= DoD IPv6 product certification =

Internet protocol

The United States Department of Defense (DoD) Internet Protocol version 6 (IPv6) product certification program began as a mandate from the DoD's Assistant Secretary of Defense for Networks & Information Integration (ASD-NII) in 2005. The program mandates the Joint Interoperability Test Command (JITC) in Fort Huachuca, Arizona, to test and certify IT products for IPv6 capability according to the RFCs outlined in the DoD's IPv6 Standards Profiles for IPv6 Capable Products. Once products are certified for special interoperability, they are added to the DoD's Unified Capabilities Approved Products List (UC APL) for IPv6. This list is used by procurement offices in the DoD and the U.S. Federal agencies for ongoing purchases and acquisitions of IT equipment.

As of February 2009, the DoD ceased the requirement for IPv6-only testing for certification and entry into the Unified Capabilities Approved Products List (UC APL). According to Kris Strance, DoD CIO IPv6 Lead, "The testing of IPv6 is a part of all product evaluations — it is much broader in scope now." The UC APL is now a single consolidated list of products that have completed Interoperability (IO) and Information Assurance (IA) certification.

== DoD IPv6 standards ==
The DoD IPv6 Standards Profiles for IPv6 Capable Products (DoD IPv6 Profile) is the singular “IPv6 Capable” definition in DoD. It is a document that lists the six agreed upon product classes (Host, Router, Layer 3 Switch, Network Appliance, Security Device, and Advanced Server) and their corresponding standards (RFCs). It lists each standard according to its level of requirement:

- MUST: The standard is required to be implemented in the product now.
- SHOULD: The standard is optional, but recommended for implementation.
- SHOULD+: The standard is optional now, but will be required within a short period of time.
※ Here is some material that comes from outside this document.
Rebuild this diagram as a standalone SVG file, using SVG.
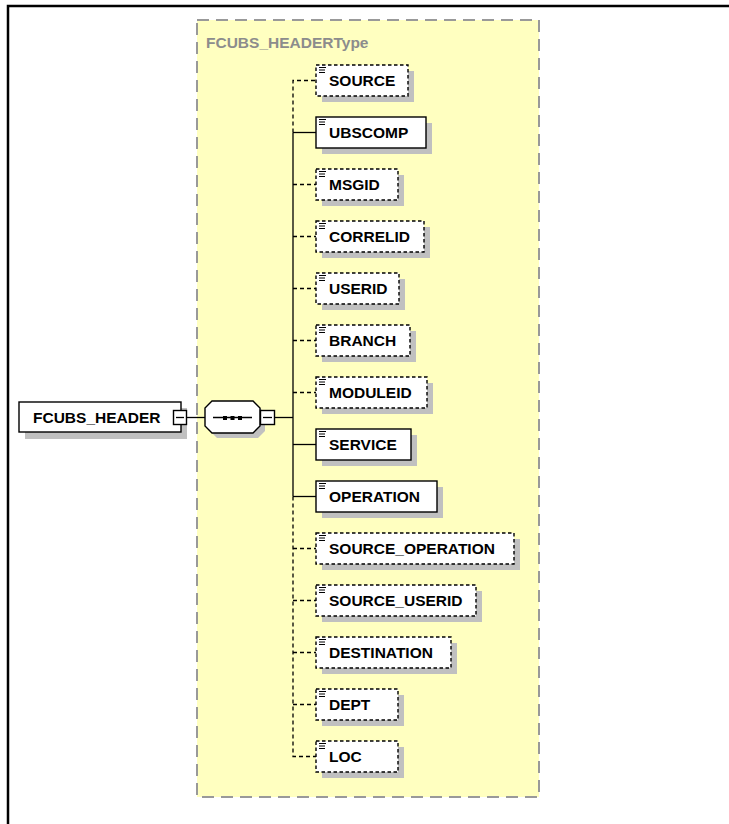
<svg xmlns="http://www.w3.org/2000/svg" width="729" height="824" viewBox="0 0 729 824">
<defs>
<style>
.lbl{font-family:"Liberation Sans",Arial,sans-serif;font-weight:bold;font-size:15.5px;fill:#000}
.type{font-family:"Liberation Sans",Arial,sans-serif;font-weight:bold;font-size:15.5px;fill:#8c8c8c}
.box{fill:#fff;stroke:#000;stroke-width:1.4}
.opt{fill:#fff;stroke:#000;stroke-width:1.4;stroke-dasharray:3.5 2.5}
.sh{fill:#c0c0c0}
.icon{stroke:#000;stroke-width:1;fill:none}
.solid{stroke:#000;stroke-width:1.3;fill:none}
.dash{stroke:#000;stroke-width:1.3;fill:none;stroke-dasharray:4 3}
</style>
</defs>
<rect x="0" y="0" width="729" height="824" fill="#fff"/>
<path d="M8 824 V6 H729" fill="none" stroke="#000" stroke-width="2.5"/>
<g id="type-box">
<rect x="197" y="20" width="342" height="777" fill="#ffffc0" stroke="#999" stroke-width="2" stroke-dasharray="12 7"/>
<text class="type" x="206" y="48">FCUBS_HEADERType</text>
</g>
<g id="connectors">
<line class="solid" x1="187" y1="417.5" x2="205" y2="417.5"/>
<line class="solid" x1="275" y1="417.5" x2="293" y2="417.5"/>
<path class="dash" d="M293 132.5 V80.5 H316"/>
<line class="solid" x1="293" y1="132.5" x2="293" y2="496.5"/>
<path class="dash" d="M293 496.5 V756.5 H316"/>
<line class="solid" x1="293" y1="132.5" x2="316" y2="132.5"/>
<line class="dash" x1="293" y1="184.5" x2="316" y2="184.5"/>
<line class="dash" x1="293" y1="236.5" x2="316" y2="236.5"/>
<line class="dash" x1="293" y1="288.5" x2="316" y2="288.5"/>
<line class="dash" x1="293" y1="340.5" x2="316" y2="340.5"/>
<line class="dash" x1="293" y1="392.5" x2="316" y2="392.5"/>
<line class="solid" x1="293" y1="444.5" x2="316" y2="444.5"/>
<line class="solid" x1="293" y1="496.5" x2="316" y2="496.5"/>
<line class="dash" x1="293" y1="548.5" x2="316" y2="548.5"/>
<line class="dash" x1="293" y1="600.5" x2="316" y2="600.5"/>
<line class="dash" x1="293" y1="652.5" x2="316" y2="652.5"/>
<line class="dash" x1="293" y1="704.5" x2="316" y2="704.5"/>
</g>
<g id="FCUBS_HEADER">
<rect class="sh" x="25" y="408" width="162" height="31"/>
<rect class="box" x="19" y="402" width="162" height="30"/>
<text class="lbl" x="33" y="423">FCUBS_HEADER</text>
<rect class="box" x="173.5" y="410.5" width="13" height="14"/>
<line class="solid" x1="176" y1="417.5" x2="184" y2="417.5"/>
</g>
<g id="sequence">
<path class="sh" d="M217 406 H258 L265 413 V431 L258 438 H217 L210 431 V413 Z"/>
<path class="box" d="M212 401 H253 L260 408 V426 L253 433 H212 L205 426 V408 Z"/>
<line class="solid" x1="213" y1="417.5" x2="252" y2="417.5"/>
<rect x="223" y="416" width="4" height="4" fill="#000"/>
<rect x="230.5" y="416" width="4" height="4" fill="#000"/>
<rect x="238" y="416" width="4" height="4" fill="#000"/>
<rect class="box" x="260.5" y="410.5" width="14" height="14"/>
<line class="solid" x1="263" y1="417.5" x2="272" y2="417.5"/>
</g>
<g id="SOURCE">
<rect class="sh" x="322" y="71" width="92" height="31"/>
<rect class="opt" x="316" y="65" width="92" height="31"/>
<path class="icon" d="M319 67.5 H326 M319 70 H325 M319 72.5 H325"/>
<text class="lbl" x="329" y="86">SOURCE</text>
</g>
<g id="UBSCOMP">
<rect class="sh" x="322" y="123" width="110" height="31"/>
<rect class="box" x="316" y="117" width="110" height="31"/>
<path class="icon" d="M319 119.5 H326 M319 122 H325 M319 124.5 H325"/>
<text class="lbl" x="329" y="138">UBSCOMP</text>
</g>
<g id="MSGID">
<rect class="sh" x="322" y="175" width="82" height="31"/>
<rect class="opt" x="316" y="169" width="82" height="31"/>
<path class="icon" d="M319 171.5 H326 M319 174 H325 M319 176.5 H325"/>
<text class="lbl" x="329" y="190">MSGID</text>
</g>
<g id="CORRELID">
<rect class="sh" x="322" y="227" width="108" height="31"/>
<rect class="opt" x="316" y="221" width="108" height="31"/>
<path class="icon" d="M319 223.5 H326 M319 226 H325 M319 228.5 H325"/>
<text class="lbl" x="329" y="242">CORRELID</text>
</g>
<g id="USERID">
<rect class="sh" x="322" y="279" width="83" height="31"/>
<rect class="opt" x="316" y="273" width="83" height="31"/>
<path class="icon" d="M319 275.5 H326 M319 278 H325 M319 280.5 H325"/>
<text class="lbl" x="329" y="294">USERID</text>
</g>
<g id="BRANCH">
<rect class="sh" x="322" y="331" width="94" height="31"/>
<rect class="opt" x="316" y="325" width="94" height="31"/>
<path class="icon" d="M319 327.5 H326 M319 330 H325 M319 332.5 H325"/>
<text class="lbl" x="329" y="346">BRANCH</text>
</g>
<g id="MODULEID">
<rect class="sh" x="322" y="383" width="111" height="31"/>
<rect class="opt" x="316" y="377" width="111" height="31"/>
<path class="icon" d="M319 379.5 H326 M319 382 H325 M319 384.5 H325"/>
<text class="lbl" x="329" y="398">MODULEID</text>
</g>
<g id="SERVICE">
<rect class="sh" x="322" y="435" width="95" height="31"/>
<rect class="box" x="316" y="429" width="95" height="31"/>
<path class="icon" d="M319 431.5 H326 M319 434 H325 M319 436.5 H325"/>
<text class="lbl" x="329" y="450">SERVICE</text>
</g>
<g id="OPERATION">
<rect class="sh" x="322" y="487" width="121" height="31"/>
<rect class="box" x="316" y="481" width="121" height="31"/>
<path class="icon" d="M319 483.5 H326 M319 486 H325 M319 488.5 H325"/>
<text class="lbl" x="329" y="502">OPERATION</text>
</g>
<g id="SOURCE_OPERATION">
<rect class="sh" x="322" y="539" width="198" height="31"/>
<rect class="opt" x="316" y="533" width="198" height="31"/>
<path class="icon" d="M319 535.5 H326 M319 538 H325 M319 540.5 H325"/>
<text class="lbl" x="329" y="554">SOURCE_OPERATION</text>
</g>
<g id="SOURCE_USERID">
<rect class="sh" x="322" y="591" width="160" height="31"/>
<rect class="opt" x="316" y="585" width="160" height="31"/>
<path class="icon" d="M319 587.5 H326 M319 590 H325 M319 592.5 H325"/>
<text class="lbl" x="329" y="606">SOURCE_USERID</text>
</g>
<g id="DESTINATION">
<rect class="sh" x="322" y="643" width="135" height="31"/>
<rect class="opt" x="316" y="637" width="135" height="31"/>
<path class="icon" d="M319 639.5 H326 M319 642 H325 M319 644.5 H325"/>
<text class="lbl" x="329" y="658">DESTINATION</text>
</g>
<g id="DEPT">
<rect class="sh" x="322" y="695" width="82" height="31"/>
<rect class="opt" x="316" y="689" width="82" height="31"/>
<path class="icon" d="M319 691.5 H326 M319 694 H325 M319 696.5 H325"/>
<text class="lbl" x="329" y="710">DEPT</text>
</g>
<g id="LOC">
<rect class="sh" x="322" y="747" width="82" height="31"/>
<rect class="opt" x="316" y="741" width="82" height="31"/>
<path class="icon" d="M319 743.5 H326 M319 746 H325 M319 748.5 H325"/>
<text class="lbl" x="329" y="762">LOC</text>
</g>
</svg>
== DoD IPv6 generic test plan ==
The JITC uses its publicly available IPv6 Generic Test Plan (GTP) to test each product for its conformance, performance and interoperability of IPv6 according to the DoD IPv6 Profile. The JITC uses a combination of automated testing tools and manual functional test procedures to conduct this testing.

==Process==
1. The vendor, or Program Manager, must make their intentions known to test by providing the JITC with a Letter of Compliance (LoC). This letter will consist of the product to test, the product class it belongs to, a listing of all of the standards that it implements, and a signature from a Vice President or officer of the company. This is the “gateway” to the testing process.
2. Once the LoC is received, the product is then scheduled for testing.
3. Approximately 6 weeks before the start of testing, the vendor must provide the JITC with funding. This funding must be in the form of a check. The amount is only to charge direct labor hours for testing by the contractor labor support.
4. If the product successfully meets the criteria, it will be entered on the DoD's UC APL for IPv6.
5. An IPv6 Capable Special Interoperability Certification Letter and Report will accompany the entry within 30–60 days after testing.

== IPv6 pre-certification testing advocates ==
There are many companies and organizations that help develop and test products for vendors prior to testing at the JITC. These organizations cannot grant certification, but can conduct pre-testing to ensure a vendor's product will pass the necessary certification. Below is a list of these organizations:

- The University of New Hampshire InterOperability Laboratory - IPv6 Ready Logo testing:

==The IPv6 Ready Logo program==
The IPv6 Forum has a service called IPv6 Ready Logo. This service represents a qualification program that assures devices have been tested and are IPv6 capable. Once certified, the service grants qualified products to display their logo. In the IPv6 Forum, they present objectives that are to:
- Verify protocol implementation and validate interoperability of IPv6 products.
- Provide access to free self-testing tools.
- Provide IPv6 Ready Logo testing laboratories across the globe whom will be dedicated to providing testing assistance or services.

IPv6 experts suggest only pursuing to purchase devices given the Phase-2 approval or gold logo since they are given the full treatment:
The Department of Defense (DoD) is committed to IPv6 and will likely be the first federal organization completely converted to IPv6. They also have a process for qualifying IPv6 equipment.

JITC/DISA
The task of certifying IPv6 products was given to the Joint Interoperability Test Command (JITC), part of the Defense Information Systems Agency (DISA). To help standardize IPv6 qualification procedures, the JITC follows what’s called the IPv6 Generic Test Plan.
After JITC qualifies a product, it is added to the Unified Capabilities Approved Products List. Fortunately, JITC makes the list available to the public.